MERGA, Iraqi Kurdistan,— Dozens of Kurdish villages have been abandoned and hundreds of families displaced close to Iraqi Kurdistan border with Turkey as a result of Turkish air strikes targeting militants from the Kurdistan Workers’ Party (PKK).
Of the 76 villages of the Barwari sub-district of Dohuk governorate, which lies along the Turkish border, between half and a third are empty, save for a few people occasionally returning to check on their property or work on their farms, according to Kurdish government officials.
On a recent trip into the mountains of Iraqi Kurdistan, long a refuge for the PKK that has fought a three-decade war against Turkey for Kurdish rights, Associated Press reporters visited the village of Merga, only a few kilometers from the Turkish border.
The village, a small hamlet of perhaps a dozen houses surrounded by oak, apple and almond trees and set in a green valley among the snow-peaked mountains of the Zagros mountain range, had no inhabitants left except for four old men who said they came there only occasionally to look after their gardens.
“The aircraft keep coming here continuously. They bomb the mountain, they bomb the edge of the villages,” said Fawzi Ali, a local farmer, who had just driven up from Dohuk, where he had moved with his family last year, to check on his property. “People cannot live here.”
He said none of the four villages nearby — Hassa, Yekmal, Kharaba, and Shilaza — had any people in them.
“There is nothing here. Nothing except the mountains,” he said.
Another man, Isho Iohanna, said of one airstrike that, “We had never seen such missiles before. These missiles shook the houses and the fruits were falling from the trees.”
It is not clear exactly how many villages have been affected. According to Ismail Mustafa Rashid, governor of the Amedi district, which includes Barwari, 35 villages have been abandoned. According to Aziz Mohammed Taher, head of the agricultural department in Barwari, 25 villages have been evacuated.
They had no exact information on how many people have left the area as most seem to have moved in with relatives or rented houses in nearby villages and towns. Both officials estimated that hundreds of families have been affected.

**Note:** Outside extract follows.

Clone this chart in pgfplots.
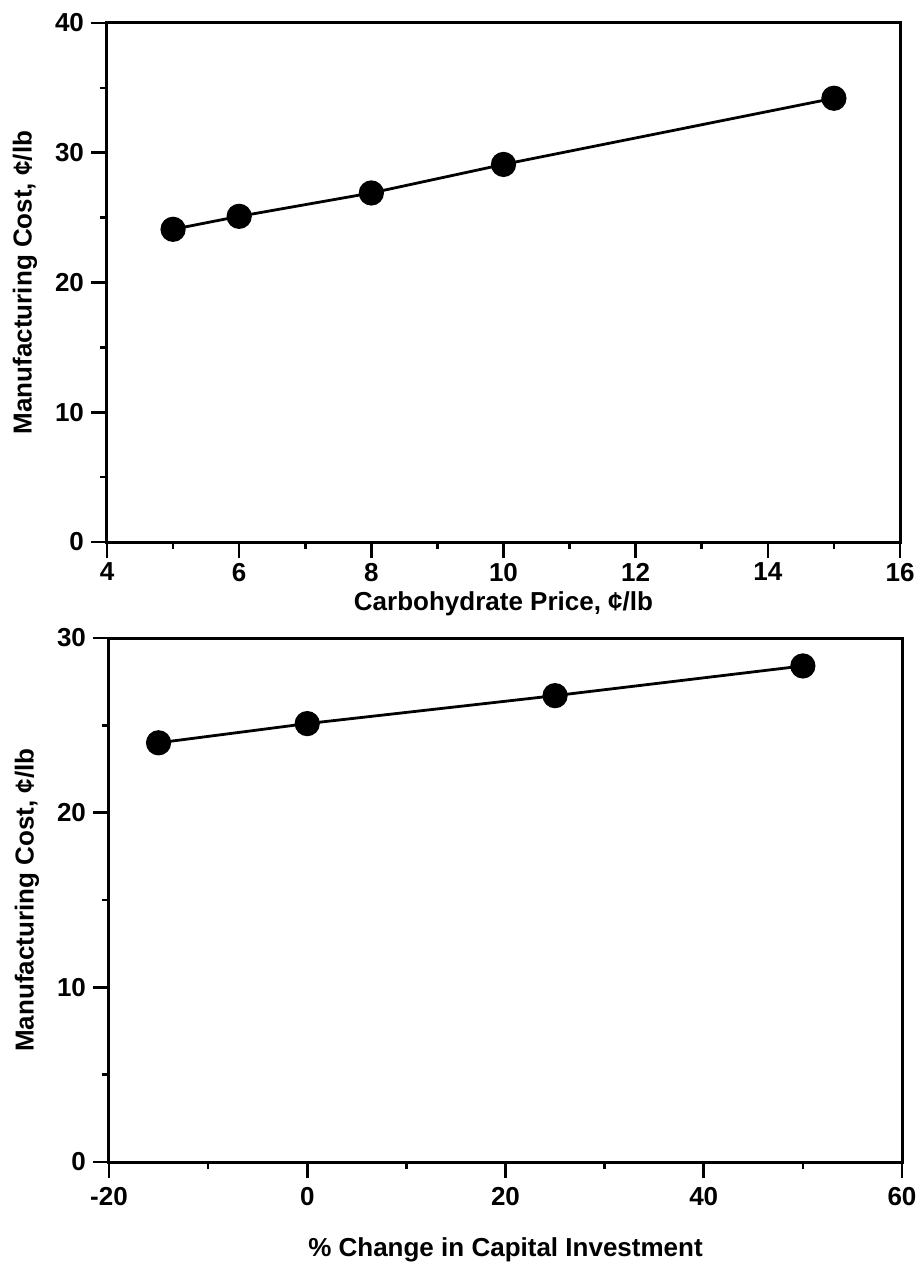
\documentclass[border=0pt]{standalone}
\usepackage{fontspec}
\setmainfont{Liberation Sans}
\usepackage{pgfplots}
\pgfplotsset{compat=1.18}
\pgfplotsset{mystyle/.style={
  scale only axis, width=396.5pt,
  axis line style={line width=1.5pt},
  xtick pos=bottom, ytick pos=left,
  tick align=outside,
  major tick length=8pt, minor tick length=3.5pt,
  tick style={line width=1.3pt, black},
  minor tick num=1,
  /pgf/number format/assume math mode=true,
  ticklabel style={font=\fontsize{13}{15}\selectfont\bfseries},
  label style={font=\fontsize{13}{15}\selectfont\bfseries},
  enlargelimits=false,
  ylabel style={at={([xshift=-41pt]rel axis cs:0,0.5)}, anchor=center},
}}
\begin{document}
\begin{tikzpicture}
\useasboundingbox (-53.5pt,-363pt) rectangle (406pt,271pt);
\begin{axis}[mystyle, height=259.5pt, at={(0,0)}, anchor=south west,
  xmin=4, xmax=16, ymin=0, ymax=40,
  xtick={4,6,...,16}, ytick={0,10,...,40},
  xticklabel style={yshift=1pt},
  xlabel={Carbohydrate Price, ¢/lb},
  ylabel={Manufacturing Cost, ¢/lb},
  xlabel style={at={([yshift=-31pt]rel axis cs:0.5,0)}, anchor=center},
]
\addplot[black, line width=1.4pt, mark=*, mark size=5.6pt] coordinates {
(5,24.1) (6,25.1) (8,26.9) (10,29.1) (15,34.2)};
\end{axis}
\begin{axis}[mystyle, height=262pt, at={(1pt,-48pt)}, anchor=north west,
  xmin=-20, xmax=60, ymin=0, ymax=30,
  xtick={-20,0,...,60}, ytick={0,10,20,30},
  xticklabel style={yshift=-1pt},
  xlabel={\% Change in Capital Investment},
  ylabel={Manufacturing Cost, ¢/lb},
  xlabel style={at={([yshift=-44pt]rel axis cs:0.5,0)}, anchor=center},
]
\addplot[black, line width=1.4pt, mark=*, mark size=5.6pt] coordinates {
(-15,24.0) (0,25.1) (25,26.7) (50,28.4)};
\end{axis}
\end{tikzpicture}
\end{document}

The airstrikes, which target PKK bases in the area, seem to have largely spared the villages themselves. No civilian casualties have been reported since last August when eight people were killed in the village of Zergele.
Ali said the guerrillas of the PKK were moving through the mountain valleys and it was clear that it was them that the aircraft were targeting.
“They are in the area but nobody knows where they are exactly. They are in the mountains. They are everywhere,” he said.
Going up to the village and back, a team of AP reporters passed by PKK patrols three times, driving on the mountain roads in their trucks.
In the village of Asey, the last populated settlement on the road toward the border, Mayor Serbes Hussein said people had started abandoning their villages in the summer of last year when the airstrikes first began.
He said the conflict was having a big impact on the area.
“It is an area very rich in agriculture, mostly famous for its apples, and people were producing huge amounts to sell them in the fruit market of Dohuk,” he said, adding that seasonal labor in his village was also suffering from lack of work caused by the evacuations.
According to Aziz Mohammed Taher, an entire harvest of apples has been lost last year.
Many of Barwari’s villages, including Merga, are populated by Assyrian Christians.
The PKK took up arms in 1984 against the Turkish state, which still denies the constitutional existence of Kurds, to push for greater autonomy for the Kurdish minority who make up around 22.5 million of the country’s 78-million population.
A large Turkey’s Kurdish community openly sympathise with PKK rebels.
The European Union has urged last week Turkey to restart the peace process with the Kurd.